«Arrivo a Canazei alle dieci di sera di una sera qualunque di dicembre, le poche luci accese sono quelle delle insegne. Dopo l’uscita dall’autostrada avrò incontrato sì e no una decina di auto: più che nel cuore del Dolomiti Superski, sembra di essere in una di quelle valli un po’ decadute, frequentate solo da scialpinisti e scalatori. Il mio è uno dei pochi alberghi aperti, ci sono un paio di turisti e pochi altri ospiti che sono lì per lavoro. Una volpe attraversa la strada mentre scarico le valigie, fa freddo».
Comincia così l’articolo Gruppo Vacanze Sellaronda di Federico Ravassard, autore anche delle fotografie, su Skialper 134 di febbraio-marzo. Un racconto del Sellaronda desolatamente vuoto, di una delle massime espressioni del turismo invernale di massa trasformata in ritrovo per qualche scialpinista. «Nella sola Val di Fassa, ad esempio, tra alberghi, appartamenti e seconde case si contano oltre 56.000 posti letto disponibili, a fronte di una popolazione che non arriva ai 10.000 abitanti. Nella vicina Val Gardena le presenze annue superano il milione, distribuite in più di 700 strutture ricettive. Più di metà degli arrivi sono stranieri, un terzo del totale è di origine tedesca. Nella stagione invernale metà del fatturato viene prodotto nei mesi di gennaio e febbraio, il resto si sparpaglia, fra dicembre, marzo ed aprile. Questo significa avere un modello economico, quello del turismo invernale, basato sul fare grandissimi numeri ma in un periodo di tempo brevissimo, e a quel periodo dedicare – o sacrificare, dipende dai punti di vista – tutto il resto, dalle risorse naturali a quelle umane. È come se un negozio decidesse di aprire solo per un paio di mesi all’anno, vendendo pochissimi prodotti: certamente può funzionare, e la prova sono i pop-up store che vendono capi di moda in edizione limitatissima. Ma, proprio come nel mondo del fashion, basta poco perché un prodotto rimanga invenduto e per mandare tutto all’aria: questione di trend e di collezioni, oppure di pandemie».

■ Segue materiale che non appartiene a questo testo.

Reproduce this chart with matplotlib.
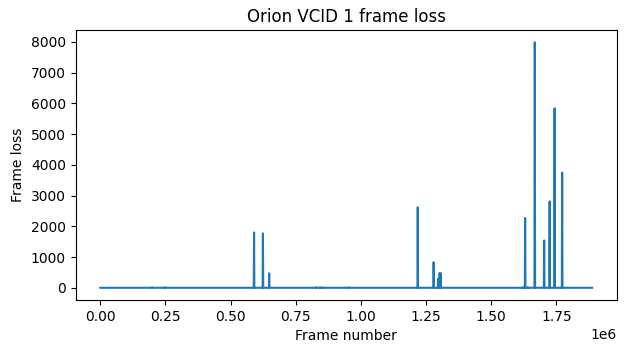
import matplotlib
matplotlib.use("Agg")
import matplotlib.pyplot as plt
import numpy as np

# Frame numbers where frame loss was observed, and the loss at each
loss_frames = [199000, 248000, 590000, 624000, 648000, 828000, 842000, 852000,
               953000, 1218000, 1279000, 1296000, 1302000, 1306000, 1622000,
               1630000, 1640000, 1667000, 1703000, 1724000, 1743000, 1772000]
loss_values = [15, 15, 1800, 1770, 470, 15, 15, 15,
               15, 2620, 830, 290, 480, 470, 15,
               2270, 15, 7990, 1540, 2810, 5840, 3750]
first_frame = 0
last_frame = 1887000

# Build the per-frame series (zero loss elsewhere)
xs = [first_frame]
ys = [0]
half = 1200
for f, v in zip(loss_frames, loss_values):
    xs += [f - half, f, f + half]
    ys += [0, v, 0]
xs.append(last_frame)
ys.append(0)

fig = plt.figure(figsize=(6.27, 3.53), dpi=100)
ax = fig.add_axes([0.1207, 0.150, 0.8629, 0.765])
ax.plot(xs, ys, color="#1f77b4", linewidth=1.5)
ax.set_title("Orion VCID 1 frame loss")
ax.set_xlabel("Frame number")
ax.set_ylabel("Frame loss")
fig.savefig("out.png", dpi=100)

Le 20 pagine di reportage che dedichiamo al Sellaronda, ma anche al fuoripista della Val Mezdì, non sono solo il racconto di un inverno diverso, ma la voce di chi di solito quell’inverno non ha tempo di viverlo, cioè di quei professionisti della montagna, Guide, Maestri, albergatori, che proprio nel periodo che amano di più si trova costretti a fare gli straordinari. E invece per un anno si sono goduti il loro parco giochi privato. Non senza leccarsi le ferite, perché quel parco giochi è anche la loro fonte di reddito. «Chiudere gli impianti da sci non significa levare un giochino del weekend a borghesi annoiati, ma di fatto tagliare alla base una catena che tiene in vita indirettamente una miriade di piccole attività e lavoratori stagionali, all’incirca 400.000 persone in tutta la penisola». Per fortuna rimane il fatto che «non è detto che sciare sia un’attività funzionale a risolvere qualsiasi tipo di problema, ma di sicuro ti pone nella condizioni di guardarlo in un modo più leggero».